When you have got your sequences all analyzed and the paper ready, you will most likely be asked to submit your sequences somewhere. We recommend ENA, the European Nucleotide Archive. Here you will find some advice on how to do that in a not so painful way. Thanks to Mari Espelund for being a test case and for reporting on her experience.


How to proceed:

  • You need a submission account. You get this by applying to ENA for one. The webpage for doing that is this one. After getting your account, you can then proceed with the sumission itself.


  • Next, gather all of the sequence files that you will be submitting into one directory. You will need to figure out the md5sum of your sequences. This is actually just a number that is calculated on the basis of your file. If you change a comma, a whitespace or add an extra line, the number changes. It is used by ENA to ensure that when you transfer your files to them, they are getting all of the file.
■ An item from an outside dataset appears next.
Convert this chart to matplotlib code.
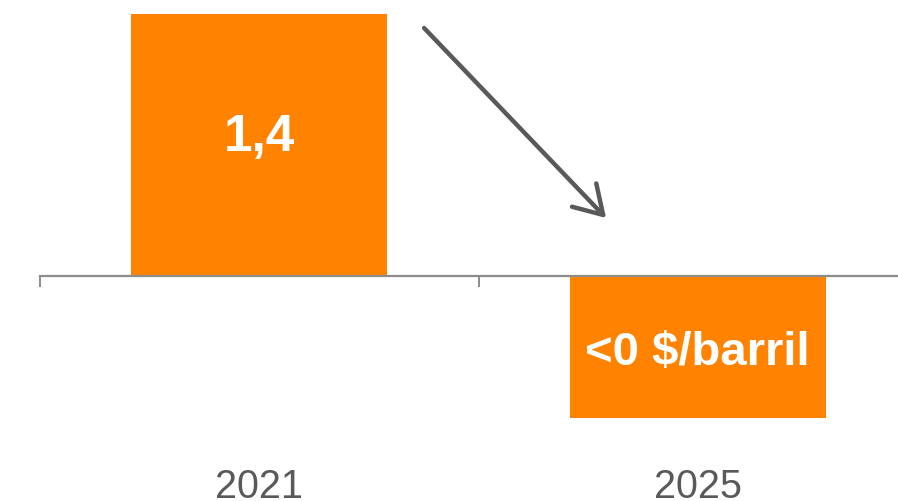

    To calculate your md5sum, you either need to download a program for windows or mac that does this. An alternative is to log into a linux/unix machine (for instance titan) and calculate it there. The way to do it on these machines is simply:

    md5sum nameOfYourSequenceFile

    The results should look like something like this: d0e02ef5cac9e813839318061ee4edfb

  • ENA has two portals - a test and a production portal. Start out by using the test portal. Everything you do there, excluding the uploading of the files, will be deleted after 25hrs. Using this first is highly recommended so that you manage to get together all of the details they want, without running the risk of submitting something wrong.
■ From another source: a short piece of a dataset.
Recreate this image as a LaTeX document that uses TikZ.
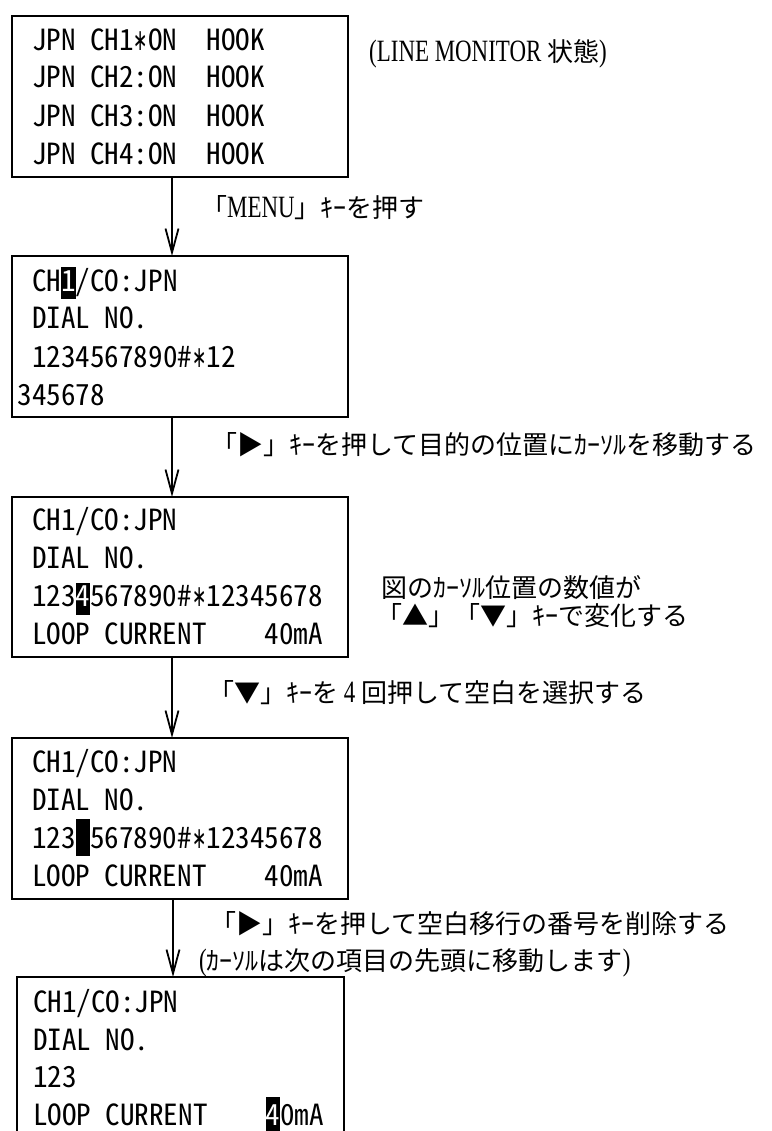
\documentclass[tikz,border=0pt]{standalone}
\usepackage{fontspec}
\usepackage{graphicx}
\usetikzlibrary{arrows.meta}
\newfontfamily\lcd[RawFeature=+hwid]{Noto Sans CJK JP}
\newfontfamily\jp{Noto Sans CJK JP}
\newfontfamily\dv{DejaVu Sans}
\newfontfamily\lser[FakeStretch=0.74]{Liberation Serif}
\newcommand\lcdfont{\lcd\fontsize{29.1}{30}\selectfont}
\newcommand\lat[1]{{\lser\fontsize{31}{32}\selectfont #1}}
\newlength\pitch
\setlength\pitch{14.55pt}
\newcommand\SP{\hspace*{\pitch}}
\newcommand\AST{\makebox[\pitch]{\scalebox{0.57}[1]{\dv\fontsize{30}{30}\selectfont ∗}}}
\newcommand\HL[3]{\rlap{\smash{\rule[-#1]{\pitch}{#2}}}\textcolor{white}{#3}}
\tikzset{
  box/.style={draw, line width=1.8pt, minimum width=336pt, minimum height=161pt,
              anchor=north west, inner sep=0pt, outer sep=0pt},
  lcdtext/.style={font=\lcdfont, anchor=base west, inner sep=0pt, outer sep=0pt},
  lbl/.style={font=\jp\fontsize{26}{28}\selectfont, anchor=base west, inner sep=0pt},
  arr/.style={line width=1.8pt, -{Straight Barb[length=24pt,width=13pt,line width=1.8pt]}}
}
\begin{document}
\begin{tikzpicture}[x=1pt,y=-1pt]
\useasboundingbox (0,0) rectangle (771,1131);
% boxes
\node[box] (b1) at (12,16) {};
\node[box] (b2) at (12,256) {};
\node[box, minimum height=160pt] (b3) at (12,497) {};
\node[box] (b4) at (12,738) {};
\node[box, minimum width=327pt, minimum height=180pt] (b5) at (17,977) {};
% box 1
\node[lcdtext] (t11) at (32,51)  {JPN\SP CH1\AST ON\SP\SP HOOK};
\node[lcdtext] (t12) at (32,88)  {JPN\SP CH2:ON\SP\SP HOOK};
\node[lcdtext] (t13) at (32,127) {JPN\SP CH3:ON\SP\SP HOOK};
\node[lcdtext] (t14) at (32,165) {JPN\SP CH4:ON\SP\SP HOOK};
% box 2
\node[lcdtext] (t21) at (17.5,291) {\SP CH\HL{8pt}{32pt}{1}/CO:JPN};
\node[lcdtext] (t22) at (17.5,328) {\SP DIAL\SP NO.};
\node[lcdtext] (t23) at (17.5,367) {\SP 1234567890\#\AST 12};
\node[lcdtext] (t24) at (17.5,405) {345678};
% box 3
\node[lcdtext] (t31) at (32,530) {CH1/CO:JPN};
\node[lcdtext] (t32) at (32,568) {DIAL\SP NO.};
\node[lcdtext] (t33) at (32,606) {123\HL{9pt}{32pt}{4}567890\#\AST 12345678};
\node[lcdtext] (t34) at (32,644) {LOOP\SP CURRENT\SP\SP\SP\SP 40mA};
% box 4
\node[lcdtext] (t41) at (32,772) {CH1/CO:JPN};
\node[lcdtext] (t42) at (32,810) {DIAL\SP NO.};
\node[lcdtext] (t43) at (32,848) {123\HL{8pt}{37pt}{\SP}567890\#\AST 12345678};
\node[lcdtext] (t44) at (32,886) {LOOP\SP CURRENT\SP\SP\SP\SP 40mA};
% box 5
\node[lcdtext] (t51) at (33,1012) {CH1/CO:JPN};
\node[lcdtext] (t52) at (33,1050) {DIAL\SP NO.};
\node[lcdtext] (t53) at (33,1087) {123};
\node[lcdtext] (t54) at (33,1125) {LOOP\SP CURRENT\SP\SP\SP\SP\HL{8pt}{36pt}{4}0mA};
% labels
\node[lbl] (l1) at (369,62) {\lat{(LINE MONITOR }状態\lat{)}};
\node[lbl] (l2) at (201,218) {「\lat{MENU}」ｷｰを押す};
\node[lbl] (l3) at (211,454) {「▶」ｷｰを押して目的の位置にｶｰｿﾙを移動する};
\node[lbl] (l4a) at (381,597) {図のｶｰｿﾙ位置の数値が};
\node[lbl] (l4b) at (376,625) {「▲」「▼」ｷｰで変化する};
\node[lbl] (l5) at (208,702) {「▼」ｷｰを\lat{ 4 }回押して空白を選択する};
\node[lbl] (l6) at (210,933) {「▶」ｷｰを押して空白移行の番号を削除する};
\node[lbl] (l7) at (199,970) {\lat{(}ｶｰｿﾙは次の項目の先頭に移動します\lat{)}};
% arrows
\coordinate (ax) at (172,0);
\coordinate (ax4) at (173,0);
\draw[arr] (b1.south -| ax) -- (b2.north -| ax);
\draw[arr] (b2.south -| ax) -- (b3.north -| ax);
\draw[arr] (b3.south -| ax) -- (b4.north -| ax);
\draw[arr] (b4.south -| ax4) -- (b5.north -| ax4);
\end{tikzpicture}
\end{document}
    Please note that the window that you work in while sumitting is very wide, and in some cases fields that you are supposed to fill out may end up on the outside of your browser window. Scroll sideways to ensure that you are seeing everything. 

    Also note, if you shift panes during sumission without having filled in all of the details, you might end up with unrecoverable errors, thus having to start all over again.

  • In the first pane you are asked to upload your files. This can be done by clicking on the link where it says SRA-FileUpLoader. This opens a small program on your computer. Here you first log in with your login details, and then you select the directory where your sequence files are stored. Make sure they are all marked for upload and press upload. This will take some time - go get a coffee while waiting.
  • When you have filled out everything, you will get to the last pane where you fill in the file names and the md5sums of the files. Here you will see that you can download a spreadsheet with all of the information that you have filled out so far. NOTE: you can use this spreadsheet to go directly to this step when you are working in the production server. 

  • Please note: When you press sumit in the test server, YOU HAVE NOT REALLY SUBMITTED! This window just mimics that which you will se in the production server. However, the files you uploaded are still uploaded, so no need to do this again.
  • Last but not least, log in to the production server, start a new study and then go upload your spreadsheet and state the names of your files with your md5sums. When you the press submit, you have actually submitted. You should then get an email within a few days stating that they are working on your submission, and then, if everything is ok, you will get your accession numbers reasonably fast.
  • When uploading from Abel or the Cod nodes you can use wput together with ENA username and password. Make sure you are in the correct folder to avoid making a folder structure on the ENA ftp server:
  • /projects/cees/bin/wput/wput-0.6.1/wput -i reads_to_upload ftp://username:password@webin.ebi.ac.uk

    Congratulations on your submittal!